» Dataset extract:
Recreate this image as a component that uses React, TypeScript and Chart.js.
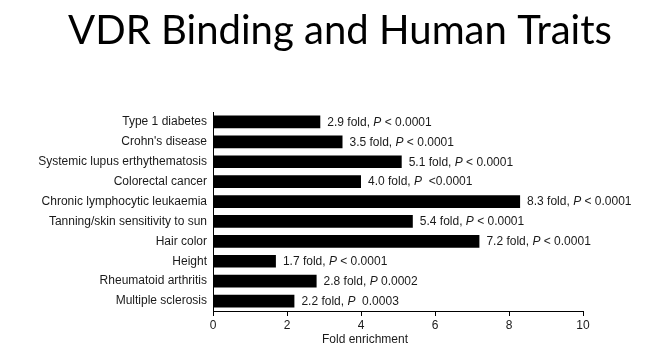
import React, { useEffect, useRef } from "react";
import { Chart, registerables } from "chart.js";

Chart.register(...registerables);

const chartTitle = "VDR Binding and Human Traits";
const xAxisTitle = "Fold enrichment";
const categories = [
  "Type 1 diabetes",
  "Crohn's disease",
  "Systemic lupus erthythematosis",
  "Colorectal cancer",
  "Chronic lymphocytic leukaemia",
  "Tanning/skin sensitivity to sun",
  "Hair color",
  "Height",
  "Rheumatoid arthritis",
  "Multiple sclerosis",
];
const foldValues = [2.9, 3.5, 5.1, 4.0, 8.3, 5.4, 7.2, 1.7, 2.8, 2.2];
const pValues = [
  "< 0.0001",
  "< 0.0001",
  "< 0.0001",
  " <0.0001",
  "< 0.0001",
  "< 0.0001",
  "< 0.0001",
  "< 0.0001",
  "0.0002",
  " 0.0003",
];
const xMin = 0;
const xMax = 10;
const xStep = 2;

const FONT = "'Liberation Sans', Arial, sans-serif";
const TEXT = "#1a1a1a";

const overlayPlugin = {
  id: "overlay",
  afterDatasetsDraw(chart: any) {
    const ctx = chart.ctx;
    const meta = chart.getDatasetMeta(0);
    ctx.save();
    ctx.fillStyle = TEXT;
    ctx.textBaseline = "middle";
    ctx.textAlign = "left";
    meta.data.forEach((bar: any, i: number) => {
      let x = bar.x + 7;
      const y = bar.y + 0.5;
      const a = foldValues[i].toFixed(1) + " fold, ";
      ctx.font = `12px ${FONT}`;
      ctx.fillText(a, x, y);
      x += ctx.measureText(a).width;
      ctx.font = `italic 12px ${FONT}`;
      ctx.fillText("P", x, y);
      x += ctx.measureText("P").width;
      ctx.font = `12px ${FONT}`;
      ctx.fillText(" " + pValues[i], x, y);
    });
    ctx.restore();
  },
  afterDraw(chart: any) {
    const ctx = chart.ctx;
    ctx.save();
    // main title
    let size = 40;
    ctx.font = `${size}px Lato`;
    const w = ctx.measureText(chartTitle).width;
    size = (size * 544) / w;
    ctx.font = `${size}px Lato`;
    ctx.fillStyle = "#000";
    ctx.textAlign = "center";
    ctx.textBaseline = "alphabetic";
    ctx.fillText(chartTitle, 340, 44);
    // x axis title
    ctx.font = `12px ${FONT}`;
    ctx.fillStyle = TEXT;
    ctx.textBaseline = "middle";
    ctx.fillText(xAxisTitle, 365, 340);
    ctx.restore();
  },
};

export default function App() {
  const ref = useRef<HTMLCanvasElement | null>(null);
  useEffect(() => {
    document.body.style.margin = "0";
    const canvas = ref.current;
    if (!canvas) return;
    const chart = new Chart(canvas, {
      type: "bar",
      data: {
        labels: categories,
        datasets: [
          {
            data: foldValues,
            backgroundColor: "#000",
            borderWidth: 0,
            barPercentage: 0.64,
            categoryPercentage: 1,
          },
        ],
      },
      options: {
        indexAxis: "y",
        animation: false,
        responsive: true,
        maintainAspectRatio: false,
        layout: { padding: { top: 112, right: 66, left: 0, bottom: 0 } },
        plugins: {
          legend: { display: false },
          title: { display: false },
          tooltip: { enabled: false },
        },
        scales: {
          x: {
            min: xMin,
            max: xMax,
            afterFit: (s: any) => {
              s.height = 40;
            },
            ticks: {
              stepSize: xStep,
              color: TEXT,
              padding: 2,
              font: { family: FONT, size: 12 },
            },
            grid: {
              display: true,
              drawOnChartArea: false,
              drawTicks: true,
              tickLength: 5,
              color: "#000",
            },
            border: { display: true, color: "#000", width: 1 },
          },
          y: {
            afterFit: (s: any) => {
              s.width = 213;
            },
            ticks: {
              color: TEXT,
              padding: 6,
              font: { family: FONT, size: 12 },
            },
            grid: { display: false, drawTicks: false },
            border: { display: true, color: "#000", width: 1 },
          },
        },
      },
      plugins: [overlayPlugin],
    });
    return () => chart.destroy();
  }, []);
  return (
    <div style={{ position: "relative", width: 649, height: 351 }}>
      <canvas ref={ref} />
    </div>
  );
}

» Directions for this task:
Each line of the data should be quoted exactly, with pictures left out.

» Exercise answer:
Recreate this image as a component that uses React, TypeScript and Chart.js.
import React, { useEffect, useRef } from "react";
import { Chart, registerables } from "chart.js";

Chart.register(...registerables);

const chartTitle = "VDR Binding and Human Traits";
const xAxisTitle = "Fold enrichment";
const categories = [
  "Type 1 diabetes",
  "Crohn's disease",
  "Systemic lupus erthythematosis",
  "Colorectal cancer",
  "Chronic lymphocytic leukaemia",
  "Tanning/skin sensitivity to sun",
  "Hair color",
  "Height",
  "Rheumatoid arthritis",
  "Multiple sclerosis",
];
const foldValues = [2.9, 3.5, 5.1, 4.0, 8.3, 5.4, 7.2, 1.7, 2.8, 2.2];
const pValues = [
  "< 0.0001",
  "< 0.0001",
  "< 0.0001",
  " <0.0001",
  "< 0.0001",
  "< 0.0001",
  "< 0.0001",
  "< 0.0001",
  "0.0002",
  " 0.0003",
];
const xMin = 0;
const xMax = 10;
const xStep = 2;

const FONT = "'Liberation Sans', Arial, sans-serif";
const TEXT = "#1a1a1a";

const overlayPlugin = {
  id: "overlay",
  afterDatasetsDraw(chart: any) {
    const ctx = chart.ctx;
    const meta = chart.getDatasetMeta(0);
    ctx.save();
    ctx.fillStyle = TEXT;
    ctx.textBaseline = "middle";
    ctx.textAlign = "left";
    meta.data.forEach((bar: any, i: number) => {
      let x = bar.x + 7;
      const y = bar.y + 0.5;
      const a = foldValues[i].toFixed(1) + " fold, ";
      ctx.font = `12px ${FONT}`;
      ctx.fillText(a, x, y);
      x += ctx.measureText(a).width;
      ctx.font = `italic 12px ${FONT}`;
      ctx.fillText("P", x, y);
      x += ctx.measureText("P").width;
      ctx.font = `12px ${FONT}`;
      ctx.fillText(" " + pValues[i], x, y);
    });
    ctx.restore();
  },
  afterDraw(chart: any) {
    const ctx = chart.ctx;
    ctx.save();
    // main title
    let size = 40;
    ctx.font = `${size}px Lato`;
    const w = ctx.measureText(chartTitle).width;
    size = (size * 544) / w;
    ctx.font = `${size}px Lato`;
    ctx.fillStyle = "#000";
    ctx.textAlign = "center";
    ctx.textBaseline = "alphabetic";
    ctx.fillText(chartTitle, 340, 44);
    // x axis title
    ctx.font = `12px ${FONT}`;
    ctx.fillStyle = TEXT;
    ctx.textBaseline = "middle";
    ctx.fillText(xAxisTitle, 365, 340);
    ctx.restore();
  },
};

export default function App() {
  const ref = useRef<HTMLCanvasElement | null>(null);
  useEffect(() => {
    document.body.style.margin = "0";
    const canvas = ref.current;
    if (!canvas) return;
    const chart = new Chart(canvas, {
      type: "bar",
      data: {
        labels: categories,
        datasets: [
          {
            data: foldValues,
            backgroundColor: "#000",
            borderWidth: 0,
            barPercentage: 0.64,
            categoryPercentage: 1,
          },
        ],
      },
      options: {
        indexAxis: "y",
        animation: false,
        responsive: true,
        maintainAspectRatio: false,
        layout: { padding: { top: 112, right: 66, left: 0, bottom: 0 } },
        plugins: {
          legend: { display: false },
          title: { display: false },
          tooltip: { enabled: false },
        },
        scales: {
          x: {
            min: xMin,
            max: xMax,
            afterFit: (s: any) => {
              s.height = 40;
            },
            ticks: {
              stepSize: xStep,
              color: TEXT,
              padding: 2,
              font: { family: FONT, size: 12 },
            },
            grid: {
              display: true,
              drawOnChartArea: false,
              drawTicks: true,
              tickLength: 5,
              color: "#000",
            },
            border: { display: true, color: "#000", width: 1 },
          },
          y: {
            afterFit: (s: any) => {
              s.width = 213;
            },
            ticks: {
              color: TEXT,
              padding: 6,
              font: { family: FONT, size: 12 },
            },
            grid: { display: false, drawTicks: false },
            border: { display: true, color: "#000", width: 1 },
          },
        },
      },
      plugins: [overlayPlugin],
    });
    return () => chart.destroy();
  }, []);
  return (
    <div style={{ position: "relative", width: 649, height: 351 }}>
      <canvas ref={ref} />
    </div>
  );
}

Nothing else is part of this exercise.